Bei Kindern mit erhöhtem Schlaganfallrisiko, die noch keine Bluttransfusionen erhalten haben, verringern systematische Langzeit-Bluttransfusionen wahrscheinlich die Anzahl klinischer Schlaganfälle. Außerdem könnten sie andere Komplikationen im Zusammenhang mit der Sichelzellkrankheit verringern.

Wir sind sehr unsicher darüber, ob das Absetzen von Bluttransfusionen bei Kindern und Jugendlichen, die über einen längeren Zeitraum (mehr als 12 Monate) Transfusionen erhalten haben, das Schlaganfallrisiko erhöht.

Wir sind außerdem sehr unsicher darüber, ob bei Kindern, die keinen vorangegangenen Schlaganfall hatten, die Umstellung von Langzeittransfusionen mit Eisenchelation auf Hydroxyharnstoff mit Aderlass Auswirkungen auf Schlaganfälle, Sterblichkeit oder mit der Sichelzellkrankheit zusammenhängende Komplikationen hat.

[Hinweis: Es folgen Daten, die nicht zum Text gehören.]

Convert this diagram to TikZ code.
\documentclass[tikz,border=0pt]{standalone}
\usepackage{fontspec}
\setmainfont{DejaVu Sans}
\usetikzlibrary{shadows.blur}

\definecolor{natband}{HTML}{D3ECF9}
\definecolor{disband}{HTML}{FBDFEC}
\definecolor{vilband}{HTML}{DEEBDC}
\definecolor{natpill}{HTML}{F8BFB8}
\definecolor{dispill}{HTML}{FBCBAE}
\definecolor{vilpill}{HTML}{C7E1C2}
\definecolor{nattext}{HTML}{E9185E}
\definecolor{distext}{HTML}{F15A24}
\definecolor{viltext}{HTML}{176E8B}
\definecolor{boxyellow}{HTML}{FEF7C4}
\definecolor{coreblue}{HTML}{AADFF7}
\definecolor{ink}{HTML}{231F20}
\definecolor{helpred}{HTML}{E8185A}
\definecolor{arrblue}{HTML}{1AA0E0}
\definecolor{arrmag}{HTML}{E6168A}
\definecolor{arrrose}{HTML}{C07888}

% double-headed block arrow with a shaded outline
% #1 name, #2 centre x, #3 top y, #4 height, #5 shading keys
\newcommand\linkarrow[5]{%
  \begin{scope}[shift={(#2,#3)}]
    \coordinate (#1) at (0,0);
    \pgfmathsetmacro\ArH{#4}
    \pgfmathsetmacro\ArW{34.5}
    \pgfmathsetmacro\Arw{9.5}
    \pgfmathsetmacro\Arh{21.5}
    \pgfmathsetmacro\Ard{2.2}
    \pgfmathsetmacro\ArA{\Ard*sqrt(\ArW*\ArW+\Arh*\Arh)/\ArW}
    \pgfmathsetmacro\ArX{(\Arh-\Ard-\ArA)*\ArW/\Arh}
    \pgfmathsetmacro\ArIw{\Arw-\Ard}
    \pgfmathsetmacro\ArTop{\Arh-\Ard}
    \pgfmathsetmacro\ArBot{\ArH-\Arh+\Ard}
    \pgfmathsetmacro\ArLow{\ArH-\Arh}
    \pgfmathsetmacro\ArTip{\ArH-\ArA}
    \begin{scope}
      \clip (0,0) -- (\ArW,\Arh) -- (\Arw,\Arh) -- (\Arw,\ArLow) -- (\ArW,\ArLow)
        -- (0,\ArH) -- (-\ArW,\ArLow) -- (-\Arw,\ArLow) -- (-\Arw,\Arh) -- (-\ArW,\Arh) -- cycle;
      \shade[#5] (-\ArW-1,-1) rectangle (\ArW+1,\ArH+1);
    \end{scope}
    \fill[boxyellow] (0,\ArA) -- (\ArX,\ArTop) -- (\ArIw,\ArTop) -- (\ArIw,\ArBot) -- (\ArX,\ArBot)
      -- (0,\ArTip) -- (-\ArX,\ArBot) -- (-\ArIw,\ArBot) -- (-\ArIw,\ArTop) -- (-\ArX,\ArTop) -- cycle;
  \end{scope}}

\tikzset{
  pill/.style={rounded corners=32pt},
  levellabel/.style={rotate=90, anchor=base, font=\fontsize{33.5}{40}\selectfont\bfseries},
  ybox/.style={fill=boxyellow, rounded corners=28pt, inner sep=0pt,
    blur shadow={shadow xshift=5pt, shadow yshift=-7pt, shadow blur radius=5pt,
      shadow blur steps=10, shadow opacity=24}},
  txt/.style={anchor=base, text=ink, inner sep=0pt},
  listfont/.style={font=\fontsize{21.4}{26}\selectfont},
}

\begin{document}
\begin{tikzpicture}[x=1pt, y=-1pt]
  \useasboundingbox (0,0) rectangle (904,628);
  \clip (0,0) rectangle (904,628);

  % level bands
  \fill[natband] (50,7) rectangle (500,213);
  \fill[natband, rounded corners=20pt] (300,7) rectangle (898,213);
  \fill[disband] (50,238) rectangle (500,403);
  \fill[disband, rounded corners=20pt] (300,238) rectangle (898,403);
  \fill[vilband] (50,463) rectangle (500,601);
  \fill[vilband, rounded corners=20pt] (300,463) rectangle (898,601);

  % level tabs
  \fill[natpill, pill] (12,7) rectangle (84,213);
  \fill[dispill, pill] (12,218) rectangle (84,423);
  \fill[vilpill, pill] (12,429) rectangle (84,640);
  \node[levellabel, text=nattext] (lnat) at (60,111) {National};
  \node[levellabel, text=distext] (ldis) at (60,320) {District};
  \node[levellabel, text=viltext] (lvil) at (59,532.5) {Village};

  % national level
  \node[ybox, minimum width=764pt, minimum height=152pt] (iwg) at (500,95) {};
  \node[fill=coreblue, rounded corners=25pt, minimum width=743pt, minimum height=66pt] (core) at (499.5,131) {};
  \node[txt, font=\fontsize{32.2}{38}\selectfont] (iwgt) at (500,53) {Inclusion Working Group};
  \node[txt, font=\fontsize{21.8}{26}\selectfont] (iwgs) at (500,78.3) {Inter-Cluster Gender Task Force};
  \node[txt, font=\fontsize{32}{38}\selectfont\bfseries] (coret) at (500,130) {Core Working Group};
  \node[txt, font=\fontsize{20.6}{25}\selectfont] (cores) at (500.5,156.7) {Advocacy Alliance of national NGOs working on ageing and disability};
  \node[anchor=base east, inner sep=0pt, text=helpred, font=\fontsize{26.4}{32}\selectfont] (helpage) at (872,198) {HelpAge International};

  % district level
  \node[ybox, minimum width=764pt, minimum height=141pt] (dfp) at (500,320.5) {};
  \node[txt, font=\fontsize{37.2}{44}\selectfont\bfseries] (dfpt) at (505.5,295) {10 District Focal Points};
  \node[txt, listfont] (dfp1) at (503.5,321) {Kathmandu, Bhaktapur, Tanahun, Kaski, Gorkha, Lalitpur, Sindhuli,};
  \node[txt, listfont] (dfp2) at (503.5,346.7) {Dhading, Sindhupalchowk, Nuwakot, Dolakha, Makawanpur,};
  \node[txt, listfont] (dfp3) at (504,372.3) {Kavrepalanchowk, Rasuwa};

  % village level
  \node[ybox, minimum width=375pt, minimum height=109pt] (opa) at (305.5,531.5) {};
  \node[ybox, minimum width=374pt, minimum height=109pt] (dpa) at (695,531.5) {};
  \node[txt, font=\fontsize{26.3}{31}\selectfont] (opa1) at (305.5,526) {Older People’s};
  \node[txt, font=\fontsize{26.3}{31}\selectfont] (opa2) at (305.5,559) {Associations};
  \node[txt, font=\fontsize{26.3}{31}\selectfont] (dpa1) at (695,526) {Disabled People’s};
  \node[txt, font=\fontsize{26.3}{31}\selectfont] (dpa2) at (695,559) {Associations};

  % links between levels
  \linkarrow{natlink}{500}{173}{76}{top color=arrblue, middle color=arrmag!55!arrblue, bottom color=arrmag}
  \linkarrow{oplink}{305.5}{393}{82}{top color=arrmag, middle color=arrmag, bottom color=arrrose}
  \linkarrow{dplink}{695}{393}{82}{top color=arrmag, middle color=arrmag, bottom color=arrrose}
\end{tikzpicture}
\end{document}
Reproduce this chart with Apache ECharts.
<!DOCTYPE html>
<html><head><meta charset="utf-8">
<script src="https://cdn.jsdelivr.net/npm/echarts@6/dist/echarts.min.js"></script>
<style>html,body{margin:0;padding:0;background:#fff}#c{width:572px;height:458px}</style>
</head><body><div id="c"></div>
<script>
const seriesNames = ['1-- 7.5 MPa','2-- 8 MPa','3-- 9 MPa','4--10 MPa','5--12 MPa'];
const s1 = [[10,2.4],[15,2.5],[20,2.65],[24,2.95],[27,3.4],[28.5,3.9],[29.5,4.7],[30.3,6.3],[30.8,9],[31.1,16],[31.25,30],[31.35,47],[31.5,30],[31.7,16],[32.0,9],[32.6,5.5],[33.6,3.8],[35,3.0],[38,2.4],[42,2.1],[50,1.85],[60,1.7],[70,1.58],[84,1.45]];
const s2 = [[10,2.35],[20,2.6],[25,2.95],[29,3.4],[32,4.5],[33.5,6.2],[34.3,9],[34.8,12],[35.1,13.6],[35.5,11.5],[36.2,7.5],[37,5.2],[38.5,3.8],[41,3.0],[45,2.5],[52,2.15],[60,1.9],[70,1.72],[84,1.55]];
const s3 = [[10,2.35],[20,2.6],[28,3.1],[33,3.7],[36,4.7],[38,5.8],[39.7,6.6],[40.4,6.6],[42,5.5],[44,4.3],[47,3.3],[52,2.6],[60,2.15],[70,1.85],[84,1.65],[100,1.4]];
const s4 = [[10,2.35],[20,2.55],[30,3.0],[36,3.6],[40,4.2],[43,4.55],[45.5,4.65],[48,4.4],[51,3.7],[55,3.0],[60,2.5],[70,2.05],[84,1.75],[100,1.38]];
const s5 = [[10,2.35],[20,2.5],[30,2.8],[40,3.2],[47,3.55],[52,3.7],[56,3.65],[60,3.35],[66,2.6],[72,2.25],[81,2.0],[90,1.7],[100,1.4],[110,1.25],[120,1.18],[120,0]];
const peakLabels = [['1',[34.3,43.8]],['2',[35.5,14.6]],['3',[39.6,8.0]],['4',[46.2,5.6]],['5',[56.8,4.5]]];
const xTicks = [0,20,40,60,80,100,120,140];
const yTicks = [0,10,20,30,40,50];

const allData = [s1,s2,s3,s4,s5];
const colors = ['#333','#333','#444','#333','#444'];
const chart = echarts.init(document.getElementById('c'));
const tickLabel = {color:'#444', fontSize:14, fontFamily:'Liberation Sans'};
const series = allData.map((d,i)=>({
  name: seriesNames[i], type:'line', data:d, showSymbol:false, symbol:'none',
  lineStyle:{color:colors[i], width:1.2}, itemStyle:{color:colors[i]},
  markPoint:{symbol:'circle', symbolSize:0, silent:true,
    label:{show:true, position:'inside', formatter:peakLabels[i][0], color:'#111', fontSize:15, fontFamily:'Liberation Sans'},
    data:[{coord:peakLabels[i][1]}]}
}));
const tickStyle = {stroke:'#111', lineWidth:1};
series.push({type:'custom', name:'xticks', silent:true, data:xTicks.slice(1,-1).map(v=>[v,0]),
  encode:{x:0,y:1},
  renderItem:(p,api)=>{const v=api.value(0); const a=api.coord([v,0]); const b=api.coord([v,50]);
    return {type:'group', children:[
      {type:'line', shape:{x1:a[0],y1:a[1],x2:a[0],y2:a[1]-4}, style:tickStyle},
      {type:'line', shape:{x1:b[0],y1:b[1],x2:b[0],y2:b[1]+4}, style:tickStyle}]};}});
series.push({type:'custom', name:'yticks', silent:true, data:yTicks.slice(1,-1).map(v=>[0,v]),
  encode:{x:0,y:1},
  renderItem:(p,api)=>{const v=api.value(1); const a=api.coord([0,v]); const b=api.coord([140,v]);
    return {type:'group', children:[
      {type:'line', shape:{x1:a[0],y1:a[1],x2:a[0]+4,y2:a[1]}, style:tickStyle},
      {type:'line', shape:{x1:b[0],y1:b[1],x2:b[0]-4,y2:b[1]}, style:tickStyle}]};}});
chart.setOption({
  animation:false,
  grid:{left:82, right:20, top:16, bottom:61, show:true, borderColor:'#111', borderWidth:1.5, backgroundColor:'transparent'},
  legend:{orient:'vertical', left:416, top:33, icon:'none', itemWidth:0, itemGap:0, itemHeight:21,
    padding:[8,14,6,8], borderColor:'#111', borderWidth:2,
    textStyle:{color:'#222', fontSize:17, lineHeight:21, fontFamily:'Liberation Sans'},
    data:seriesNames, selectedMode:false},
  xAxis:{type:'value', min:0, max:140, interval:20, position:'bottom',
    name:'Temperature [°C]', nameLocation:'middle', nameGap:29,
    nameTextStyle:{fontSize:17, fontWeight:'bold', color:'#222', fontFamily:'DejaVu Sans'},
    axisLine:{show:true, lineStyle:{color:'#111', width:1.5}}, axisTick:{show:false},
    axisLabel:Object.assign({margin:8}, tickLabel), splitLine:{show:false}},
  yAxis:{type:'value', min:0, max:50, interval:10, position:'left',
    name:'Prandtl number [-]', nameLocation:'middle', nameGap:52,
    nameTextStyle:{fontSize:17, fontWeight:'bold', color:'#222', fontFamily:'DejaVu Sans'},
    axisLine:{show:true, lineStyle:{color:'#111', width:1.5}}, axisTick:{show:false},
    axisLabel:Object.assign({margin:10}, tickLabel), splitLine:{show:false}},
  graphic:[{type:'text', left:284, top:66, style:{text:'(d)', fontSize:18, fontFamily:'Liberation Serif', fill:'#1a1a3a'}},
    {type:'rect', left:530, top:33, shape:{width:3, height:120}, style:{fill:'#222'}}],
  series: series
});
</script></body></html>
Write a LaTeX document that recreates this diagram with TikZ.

Hydroxyharnstoff hat möglicherweise nur geringe oder gar keine Auswirkungen auf den Eisengehalt in der Leber.

Wir sind sehr unsicher, ob bei Kindern und Jugendlichen, die bereits einen Schlaganfall hatten und zuvor regelmässig Transfusionen erhielten, die Umstellung von Langzeittransfusionen mit Eisenchelation auf Hydroxyharnstoff mit Aderlass das Schlaganfall- oder Sterberisiko erhöht. Die Umstellung von Langzeittransfusionen auf Hydroxyharnstoff kann zu einer Zunahme einiger schwerer Komplikationen der Sichelzellkrankheit, wie etwa Schmerzkrisen, führen.

Qualität der Evidenz

Bei Kindern mit erhöhtem Schlaganfallrisiko, die noch keine Langzeittransfusionen erhalten haben, liegt Evidenz von moderater Qualität vor, dass Langzeittransfusionen von roten Blutkörperchen das Schlaganfallrisiko verringern. Die Qualität der Evidenz wurde für alle anderen Endpunkte als niedrig bis sehr niedrig eingestuft. Dies lag an dem hohen Risiko von Bias in den Studien und an der geringen Anzahl an eingeschlossenen Studien und Teilnehmenden.